**Task instructions**
Copy nothing but the text: repeat each entry exactly and drop the images.

**Raw records**
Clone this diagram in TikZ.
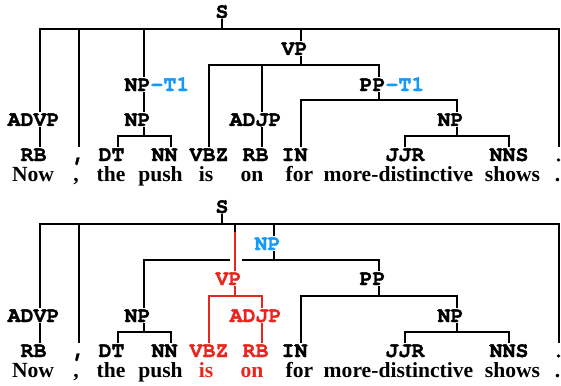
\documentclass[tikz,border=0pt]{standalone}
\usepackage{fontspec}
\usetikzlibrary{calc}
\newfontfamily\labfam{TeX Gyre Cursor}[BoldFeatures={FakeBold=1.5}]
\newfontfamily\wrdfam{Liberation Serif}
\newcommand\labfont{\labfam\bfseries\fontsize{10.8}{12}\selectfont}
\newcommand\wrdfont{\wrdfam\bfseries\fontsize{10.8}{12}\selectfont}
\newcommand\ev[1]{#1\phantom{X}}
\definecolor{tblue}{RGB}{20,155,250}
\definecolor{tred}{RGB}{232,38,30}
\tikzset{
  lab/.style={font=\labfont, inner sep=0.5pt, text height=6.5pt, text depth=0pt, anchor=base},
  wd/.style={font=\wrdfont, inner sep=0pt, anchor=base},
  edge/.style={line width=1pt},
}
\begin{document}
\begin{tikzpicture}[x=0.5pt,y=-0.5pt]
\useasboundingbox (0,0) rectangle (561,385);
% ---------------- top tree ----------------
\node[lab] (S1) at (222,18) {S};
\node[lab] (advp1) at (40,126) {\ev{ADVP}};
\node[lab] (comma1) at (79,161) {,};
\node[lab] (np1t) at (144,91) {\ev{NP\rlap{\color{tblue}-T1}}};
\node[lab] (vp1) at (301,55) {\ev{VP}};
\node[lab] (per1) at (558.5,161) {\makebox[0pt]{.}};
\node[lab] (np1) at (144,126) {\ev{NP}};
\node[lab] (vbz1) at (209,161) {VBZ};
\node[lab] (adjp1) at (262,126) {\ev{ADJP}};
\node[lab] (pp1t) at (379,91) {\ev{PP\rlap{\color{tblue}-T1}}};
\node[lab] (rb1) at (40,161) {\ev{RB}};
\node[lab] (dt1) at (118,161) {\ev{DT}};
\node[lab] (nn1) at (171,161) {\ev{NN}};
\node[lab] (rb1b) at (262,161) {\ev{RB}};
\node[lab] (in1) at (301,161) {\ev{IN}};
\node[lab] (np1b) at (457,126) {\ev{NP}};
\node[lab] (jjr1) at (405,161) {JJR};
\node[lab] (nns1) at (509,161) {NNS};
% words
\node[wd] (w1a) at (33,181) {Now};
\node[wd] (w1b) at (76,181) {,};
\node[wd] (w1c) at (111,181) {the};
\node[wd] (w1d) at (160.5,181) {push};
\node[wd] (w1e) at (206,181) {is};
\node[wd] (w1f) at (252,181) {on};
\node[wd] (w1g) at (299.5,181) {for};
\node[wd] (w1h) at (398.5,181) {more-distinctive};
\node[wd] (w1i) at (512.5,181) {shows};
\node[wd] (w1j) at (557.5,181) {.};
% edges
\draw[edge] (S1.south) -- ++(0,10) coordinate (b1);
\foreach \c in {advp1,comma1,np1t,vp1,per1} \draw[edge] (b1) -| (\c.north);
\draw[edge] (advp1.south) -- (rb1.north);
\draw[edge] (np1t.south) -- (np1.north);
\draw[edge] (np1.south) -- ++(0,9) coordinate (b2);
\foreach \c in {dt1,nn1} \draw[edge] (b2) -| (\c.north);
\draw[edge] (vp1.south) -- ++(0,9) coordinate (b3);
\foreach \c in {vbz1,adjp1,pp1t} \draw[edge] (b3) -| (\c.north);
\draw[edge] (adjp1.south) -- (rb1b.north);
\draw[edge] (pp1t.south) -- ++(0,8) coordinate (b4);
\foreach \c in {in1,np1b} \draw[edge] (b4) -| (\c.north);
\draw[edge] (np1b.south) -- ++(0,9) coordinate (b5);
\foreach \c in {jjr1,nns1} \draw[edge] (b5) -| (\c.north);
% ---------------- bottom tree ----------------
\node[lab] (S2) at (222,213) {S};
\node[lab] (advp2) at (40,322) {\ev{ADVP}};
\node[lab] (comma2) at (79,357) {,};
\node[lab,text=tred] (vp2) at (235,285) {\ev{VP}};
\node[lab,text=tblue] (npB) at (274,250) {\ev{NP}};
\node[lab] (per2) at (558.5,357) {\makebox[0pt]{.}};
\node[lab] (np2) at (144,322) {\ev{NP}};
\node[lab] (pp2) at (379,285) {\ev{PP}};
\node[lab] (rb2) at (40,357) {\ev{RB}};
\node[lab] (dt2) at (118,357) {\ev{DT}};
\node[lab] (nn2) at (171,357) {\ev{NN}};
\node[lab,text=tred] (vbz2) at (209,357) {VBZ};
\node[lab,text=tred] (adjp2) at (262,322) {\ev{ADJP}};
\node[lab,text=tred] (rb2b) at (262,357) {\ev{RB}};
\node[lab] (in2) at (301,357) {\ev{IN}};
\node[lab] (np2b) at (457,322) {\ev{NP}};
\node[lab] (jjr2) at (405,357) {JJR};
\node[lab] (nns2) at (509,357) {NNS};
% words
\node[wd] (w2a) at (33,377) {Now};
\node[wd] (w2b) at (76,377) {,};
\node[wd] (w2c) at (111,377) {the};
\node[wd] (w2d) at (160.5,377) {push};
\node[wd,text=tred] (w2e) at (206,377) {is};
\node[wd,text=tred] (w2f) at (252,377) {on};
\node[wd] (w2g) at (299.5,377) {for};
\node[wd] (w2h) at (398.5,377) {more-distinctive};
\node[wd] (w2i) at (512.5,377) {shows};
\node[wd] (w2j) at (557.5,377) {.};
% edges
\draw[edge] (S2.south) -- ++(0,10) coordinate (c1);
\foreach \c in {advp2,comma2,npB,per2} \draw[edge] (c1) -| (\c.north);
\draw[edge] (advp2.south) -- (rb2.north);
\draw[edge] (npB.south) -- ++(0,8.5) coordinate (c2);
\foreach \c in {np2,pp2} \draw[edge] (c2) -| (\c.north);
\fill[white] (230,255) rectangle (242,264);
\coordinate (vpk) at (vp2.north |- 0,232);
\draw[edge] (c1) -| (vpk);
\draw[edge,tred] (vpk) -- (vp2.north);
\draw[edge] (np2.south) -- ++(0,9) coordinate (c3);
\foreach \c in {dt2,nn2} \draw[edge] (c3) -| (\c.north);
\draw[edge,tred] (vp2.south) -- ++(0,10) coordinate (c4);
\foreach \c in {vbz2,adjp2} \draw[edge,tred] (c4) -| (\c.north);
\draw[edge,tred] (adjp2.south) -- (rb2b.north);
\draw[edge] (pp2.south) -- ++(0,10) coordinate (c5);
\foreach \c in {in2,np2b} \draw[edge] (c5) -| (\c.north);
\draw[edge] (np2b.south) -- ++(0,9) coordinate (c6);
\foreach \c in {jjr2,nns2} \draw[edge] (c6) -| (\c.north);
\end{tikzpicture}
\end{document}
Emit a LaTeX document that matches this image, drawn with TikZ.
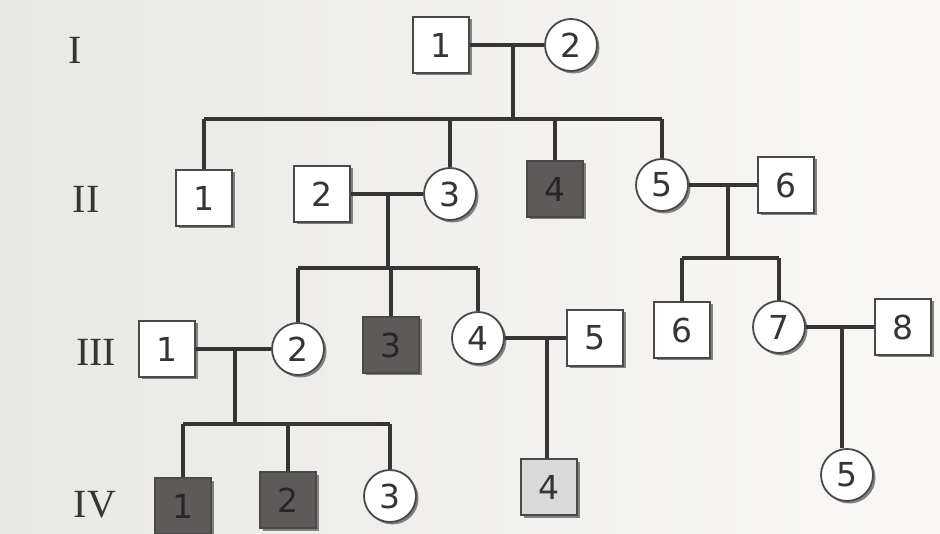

**Answer**
Clone this diagram in TikZ.
\documentclass[tikz,border=0pt]{standalone}
\usepackage{fontspec}
\usetikzlibrary{calc}
\newfontfamily\labfam{TeX Gyre Cursor}[BoldFeatures={FakeBold=1.5}]
\newfontfamily\wrdfam{Liberation Serif}
\newcommand\labfont{\labfam\bfseries\fontsize{10.8}{12}\selectfont}
\newcommand\wrdfont{\wrdfam\bfseries\fontsize{10.8}{12}\selectfont}
\newcommand\ev[1]{#1\phantom{X}}
\definecolor{tblue}{RGB}{20,155,250}
\definecolor{tred}{RGB}{232,38,30}
\tikzset{
  lab/.style={font=\labfont, inner sep=0.5pt, text height=6.5pt, text depth=0pt, anchor=base},
  wd/.style={font=\wrdfont, inner sep=0pt, anchor=base},
  edge/.style={line width=1pt},
}
\begin{document}
\begin{tikzpicture}[x=0.5pt,y=-0.5pt]
\useasboundingbox (0,0) rectangle (561,385);
% ---------------- top tree ----------------
\node[lab] (S1) at (222,18) {S};
\node[lab] (advp1) at (40,126) {\ev{ADVP}};
\node[lab] (comma1) at (79,161) {,};
\node[lab] (np1t) at (144,91) {\ev{NP\rlap{\color{tblue}-T1}}};
\node[lab] (vp1) at (301,55) {\ev{VP}};
\node[lab] (per1) at (558.5,161) {\makebox[0pt]{.}};
\node[lab] (np1) at (144,126) {\ev{NP}};
\node[lab] (vbz1) at (209,161) {VBZ};
\node[lab] (adjp1) at (262,126) {\ev{ADJP}};
\node[lab] (pp1t) at (379,91) {\ev{PP\rlap{\color{tblue}-T1}}};
\node[lab] (rb1) at (40,161) {\ev{RB}};
\node[lab] (dt1) at (118,161) {\ev{DT}};
\node[lab] (nn1) at (171,161) {\ev{NN}};
\node[lab] (rb1b) at (262,161) {\ev{RB}};
\node[lab] (in1) at (301,161) {\ev{IN}};
\node[lab] (np1b) at (457,126) {\ev{NP}};
\node[lab] (jjr1) at (405,161) {JJR};
\node[lab] (nns1) at (509,161) {NNS};
% words
\node[wd] (w1a) at (33,181) {Now};
\node[wd] (w1b) at (76,181) {,};
\node[wd] (w1c) at (111,181) {the};
\node[wd] (w1d) at (160.5,181) {push};
\node[wd] (w1e) at (206,181) {is};
\node[wd] (w1f) at (252,181) {on};
\node[wd] (w1g) at (299.5,181) {for};
\node[wd] (w1h) at (398.5,181) {more-distinctive};
\node[wd] (w1i) at (512.5,181) {shows};
\node[wd] (w1j) at (557.5,181) {.};
% edges
\draw[edge] (S1.south) -- ++(0,10) coordinate (b1);
\foreach \c in {advp1,comma1,np1t,vp1,per1} \draw[edge] (b1) -| (\c.north);
\draw[edge] (advp1.south) -- (rb1.north);
\draw[edge] (np1t.south) -- (np1.north);
\draw[edge] (np1.south) -- ++(0,9) coordinate (b2);
\foreach \c in {dt1,nn1} \draw[edge] (b2) -| (\c.north);
\draw[edge] (vp1.south) -- ++(0,9) coordinate (b3);
\foreach \c in {vbz1,adjp1,pp1t} \draw[edge] (b3) -| (\c.north);
\draw[edge] (adjp1.south) -- (rb1b.north);
\draw[edge] (pp1t.south) -- ++(0,8) coordinate (b4);
\foreach \c in {in1,np1b} \draw[edge] (b4) -| (\c.north);
\draw[edge] (np1b.south) -- ++(0,9) coordinate (b5);
\foreach \c in {jjr1,nns1} \draw[edge] (b5) -| (\c.north);
% ---------------- bottom tree ----------------
\node[lab] (S2) at (222,213) {S};
\node[lab] (advp2) at (40,322) {\ev{ADVP}};
\node[lab] (comma2) at (79,357) {,};
\node[lab,text=tred] (vp2) at (235,285) {\ev{VP}};
\node[lab,text=tblue] (npB) at (274,250) {\ev{NP}};
\node[lab] (per2) at (558.5,357) {\makebox[0pt]{.}};
\node[lab] (np2) at (144,322) {\ev{NP}};
\node[lab] (pp2) at (379,285) {\ev{PP}};
\node[lab] (rb2) at (40,357) {\ev{RB}};
\node[lab] (dt2) at (118,357) {\ev{DT}};
\node[lab] (nn2) at (171,357) {\ev{NN}};
\node[lab,text=tred] (vbz2) at (209,357) {VBZ};
\node[lab,text=tred] (adjp2) at (262,322) {\ev{ADJP}};
\node[lab,text=tred] (rb2b) at (262,357) {\ev{RB}};
\node[lab] (in2) at (301,357) {\ev{IN}};
\node[lab] (np2b) at (457,322) {\ev{NP}};
\node[lab] (jjr2) at (405,357) {JJR};
\node[lab] (nns2) at (509,357) {NNS};
% words
\node[wd] (w2a) at (33,377) {Now};
\node[wd] (w2b) at (76,377) {,};
\node[wd] (w2c) at (111,377) {the};
\node[wd] (w2d) at (160.5,377) {push};
\node[wd,text=tred] (w2e) at (206,377) {is};
\node[wd,text=tred] (w2f) at (252,377) {on};
\node[wd] (w2g) at (299.5,377) {for};
\node[wd] (w2h) at (398.5,377) {more-distinctive};
\node[wd] (w2i) at (512.5,377) {shows};
\node[wd] (w2j) at (557.5,377) {.};
% edges
\draw[edge] (S2.south) -- ++(0,10) coordinate (c1);
\foreach \c in {advp2,comma2,npB,per2} \draw[edge] (c1) -| (\c.north);
\draw[edge] (advp2.south) -- (rb2.north);
\draw[edge] (npB.south) -- ++(0,8.5) coordinate (c2);
\foreach \c in {np2,pp2} \draw[edge] (c2) -| (\c.north);
\fill[white] (230,255) rectangle (242,264);
\coordinate (vpk) at (vp2.north |- 0,232);
\draw[edge] (c1) -| (vpk);
\draw[edge,tred] (vpk) -- (vp2.north);
\draw[edge] (np2.south) -- ++(0,9) coordinate (c3);
\foreach \c in {dt2,nn2} \draw[edge] (c3) -| (\c.north);
\draw[edge,tred] (vp2.south) -- ++(0,10) coordinate (c4);
\foreach \c in {vbz2,adjp2} \draw[edge,tred] (c4) -| (\c.north);
\draw[edge,tred] (adjp2.south) -- (rb2b.north);
\draw[edge] (pp2.south) -- ++(0,10) coordinate (c5);
\foreach \c in {in2,np2b} \draw[edge] (c5) -| (\c.north);
\draw[edge] (np2b.south) -- ++(0,9) coordinate (c6);
\foreach \c in {jjr2,nns2} \draw[edge] (c6) -| (\c.north);
\end{tikzpicture}
\end{document}
Emit a LaTeX document that matches this image, drawn with TikZ.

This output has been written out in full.